PROBLEM STATEMENT: From the entries that follow, extract each line holding the string "chart".

DATASET EXCERPTS:
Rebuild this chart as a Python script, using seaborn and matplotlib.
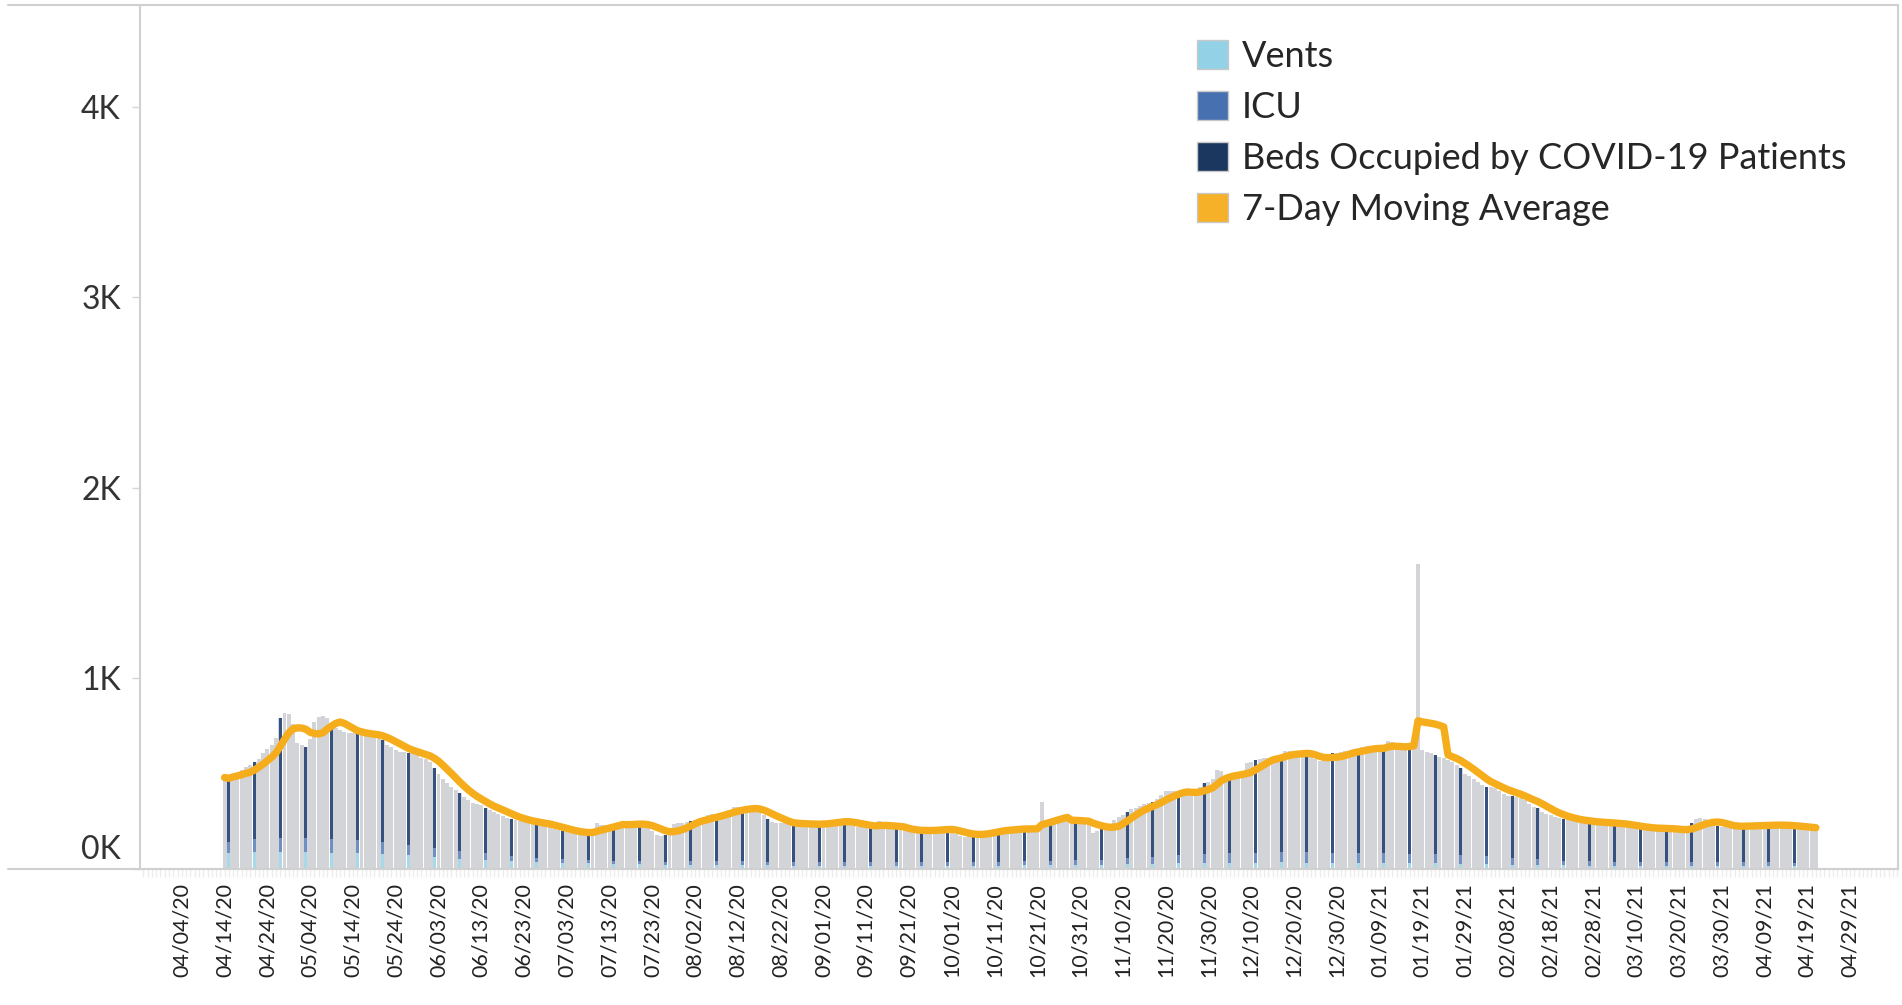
==
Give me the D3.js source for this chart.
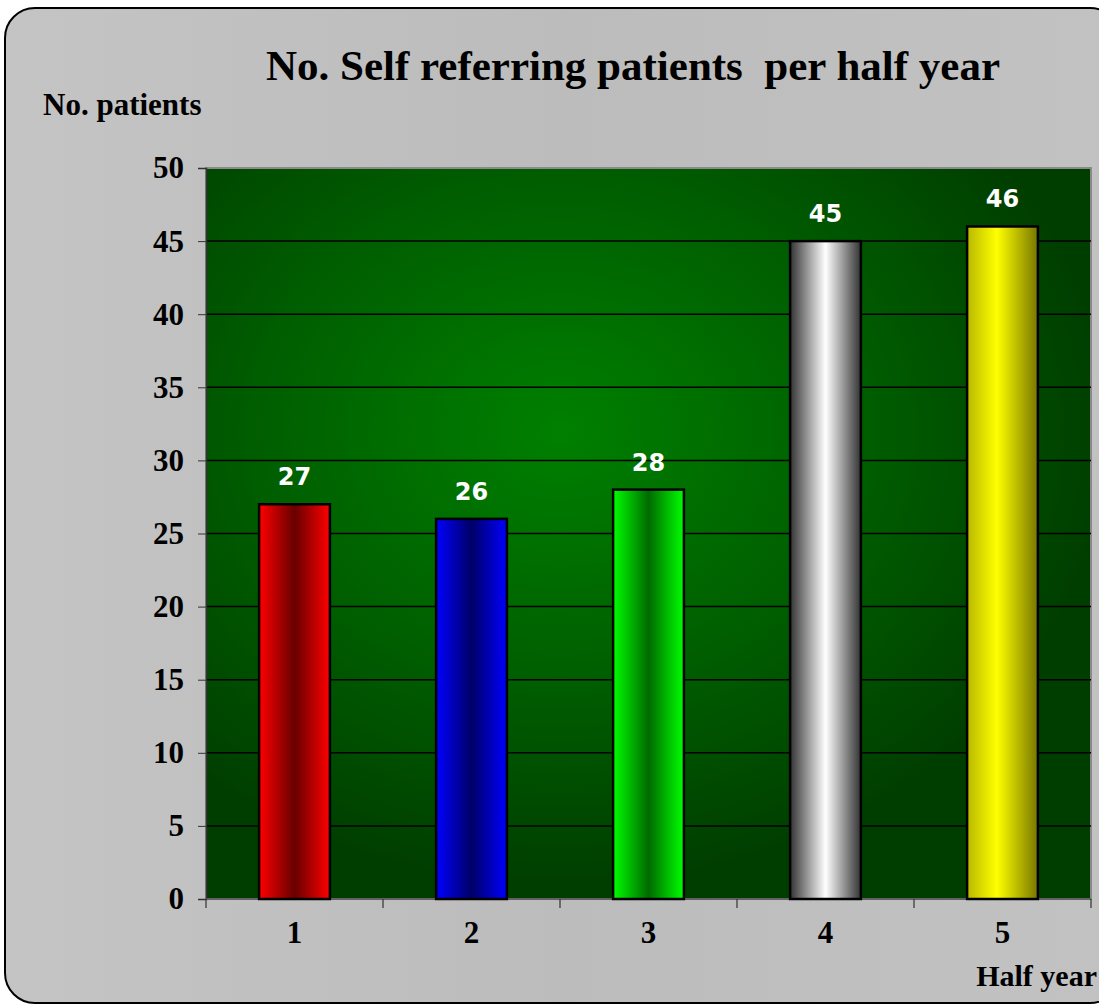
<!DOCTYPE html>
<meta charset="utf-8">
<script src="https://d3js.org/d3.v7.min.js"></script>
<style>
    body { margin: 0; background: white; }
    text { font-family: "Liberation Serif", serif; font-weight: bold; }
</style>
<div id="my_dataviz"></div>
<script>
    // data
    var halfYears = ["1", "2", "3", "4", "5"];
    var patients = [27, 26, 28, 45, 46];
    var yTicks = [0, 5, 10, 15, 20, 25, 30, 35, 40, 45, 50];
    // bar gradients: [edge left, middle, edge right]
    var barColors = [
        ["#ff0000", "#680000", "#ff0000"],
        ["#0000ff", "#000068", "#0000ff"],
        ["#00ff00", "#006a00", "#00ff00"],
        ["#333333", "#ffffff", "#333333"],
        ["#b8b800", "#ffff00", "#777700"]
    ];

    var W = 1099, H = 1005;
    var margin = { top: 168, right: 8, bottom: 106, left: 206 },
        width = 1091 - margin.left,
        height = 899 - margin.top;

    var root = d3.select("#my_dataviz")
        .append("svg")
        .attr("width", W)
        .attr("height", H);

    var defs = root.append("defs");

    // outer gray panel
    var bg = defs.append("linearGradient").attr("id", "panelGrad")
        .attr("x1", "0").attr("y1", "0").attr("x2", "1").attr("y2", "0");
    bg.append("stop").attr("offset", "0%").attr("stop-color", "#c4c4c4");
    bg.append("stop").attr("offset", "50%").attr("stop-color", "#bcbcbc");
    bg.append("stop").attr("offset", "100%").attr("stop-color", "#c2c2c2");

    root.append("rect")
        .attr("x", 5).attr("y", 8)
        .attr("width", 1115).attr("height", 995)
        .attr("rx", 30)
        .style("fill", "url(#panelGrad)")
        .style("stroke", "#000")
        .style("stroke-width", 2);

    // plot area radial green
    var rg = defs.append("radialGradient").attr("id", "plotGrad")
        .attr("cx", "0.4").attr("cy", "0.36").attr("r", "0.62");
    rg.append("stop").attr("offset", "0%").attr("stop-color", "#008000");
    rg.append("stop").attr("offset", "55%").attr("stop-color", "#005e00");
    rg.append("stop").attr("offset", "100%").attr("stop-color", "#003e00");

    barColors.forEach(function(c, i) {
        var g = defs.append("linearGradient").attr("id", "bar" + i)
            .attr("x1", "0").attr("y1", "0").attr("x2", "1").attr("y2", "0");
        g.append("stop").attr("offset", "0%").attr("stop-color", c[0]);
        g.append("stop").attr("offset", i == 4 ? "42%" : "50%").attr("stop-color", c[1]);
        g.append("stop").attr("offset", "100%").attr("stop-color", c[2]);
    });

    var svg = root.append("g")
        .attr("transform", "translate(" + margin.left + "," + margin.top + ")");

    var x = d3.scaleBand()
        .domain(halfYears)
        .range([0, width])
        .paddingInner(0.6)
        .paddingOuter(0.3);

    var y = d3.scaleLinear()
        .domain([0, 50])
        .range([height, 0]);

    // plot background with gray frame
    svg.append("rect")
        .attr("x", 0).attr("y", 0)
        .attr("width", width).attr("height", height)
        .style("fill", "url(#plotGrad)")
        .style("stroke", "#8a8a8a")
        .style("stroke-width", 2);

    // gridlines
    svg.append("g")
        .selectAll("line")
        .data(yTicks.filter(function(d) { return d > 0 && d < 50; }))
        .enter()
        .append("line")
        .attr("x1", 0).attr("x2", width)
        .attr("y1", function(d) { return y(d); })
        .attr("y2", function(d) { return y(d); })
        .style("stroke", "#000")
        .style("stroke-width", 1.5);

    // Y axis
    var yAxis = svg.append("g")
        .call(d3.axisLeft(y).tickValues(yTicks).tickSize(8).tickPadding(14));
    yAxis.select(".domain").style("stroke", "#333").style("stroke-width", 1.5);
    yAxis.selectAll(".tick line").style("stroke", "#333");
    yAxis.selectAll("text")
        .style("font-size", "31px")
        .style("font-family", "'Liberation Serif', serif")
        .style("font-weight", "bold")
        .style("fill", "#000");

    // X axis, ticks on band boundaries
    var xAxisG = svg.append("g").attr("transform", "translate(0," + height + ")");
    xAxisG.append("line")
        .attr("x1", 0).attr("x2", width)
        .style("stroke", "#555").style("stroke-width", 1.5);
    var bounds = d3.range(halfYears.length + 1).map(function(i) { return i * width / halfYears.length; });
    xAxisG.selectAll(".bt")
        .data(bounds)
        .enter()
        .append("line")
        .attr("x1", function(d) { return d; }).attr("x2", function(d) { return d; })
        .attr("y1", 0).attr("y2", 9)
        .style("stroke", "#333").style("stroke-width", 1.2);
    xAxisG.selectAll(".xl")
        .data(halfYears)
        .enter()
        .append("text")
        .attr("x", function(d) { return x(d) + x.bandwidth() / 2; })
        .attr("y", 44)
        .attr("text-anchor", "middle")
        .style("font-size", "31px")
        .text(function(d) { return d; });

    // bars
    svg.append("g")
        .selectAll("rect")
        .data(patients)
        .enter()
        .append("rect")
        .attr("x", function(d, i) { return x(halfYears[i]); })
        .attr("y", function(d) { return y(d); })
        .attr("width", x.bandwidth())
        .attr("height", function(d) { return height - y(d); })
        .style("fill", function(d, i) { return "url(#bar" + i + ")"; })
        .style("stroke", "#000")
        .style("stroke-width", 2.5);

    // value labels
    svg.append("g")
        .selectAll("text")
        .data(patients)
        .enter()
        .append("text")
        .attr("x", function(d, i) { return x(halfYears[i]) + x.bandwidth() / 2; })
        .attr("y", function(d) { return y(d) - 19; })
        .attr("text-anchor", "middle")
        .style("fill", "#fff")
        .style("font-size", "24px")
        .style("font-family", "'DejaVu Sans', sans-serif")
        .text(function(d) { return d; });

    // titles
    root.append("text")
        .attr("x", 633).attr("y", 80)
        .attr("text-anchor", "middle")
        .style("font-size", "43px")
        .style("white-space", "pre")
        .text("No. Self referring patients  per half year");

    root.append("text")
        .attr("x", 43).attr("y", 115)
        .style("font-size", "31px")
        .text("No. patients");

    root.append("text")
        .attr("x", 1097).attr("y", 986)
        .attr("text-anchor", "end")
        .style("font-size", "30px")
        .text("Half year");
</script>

RESPONSE:
Rebuild this chart as a Python script, using seaborn and matplotlib.
Give me the D3.js source for this chart.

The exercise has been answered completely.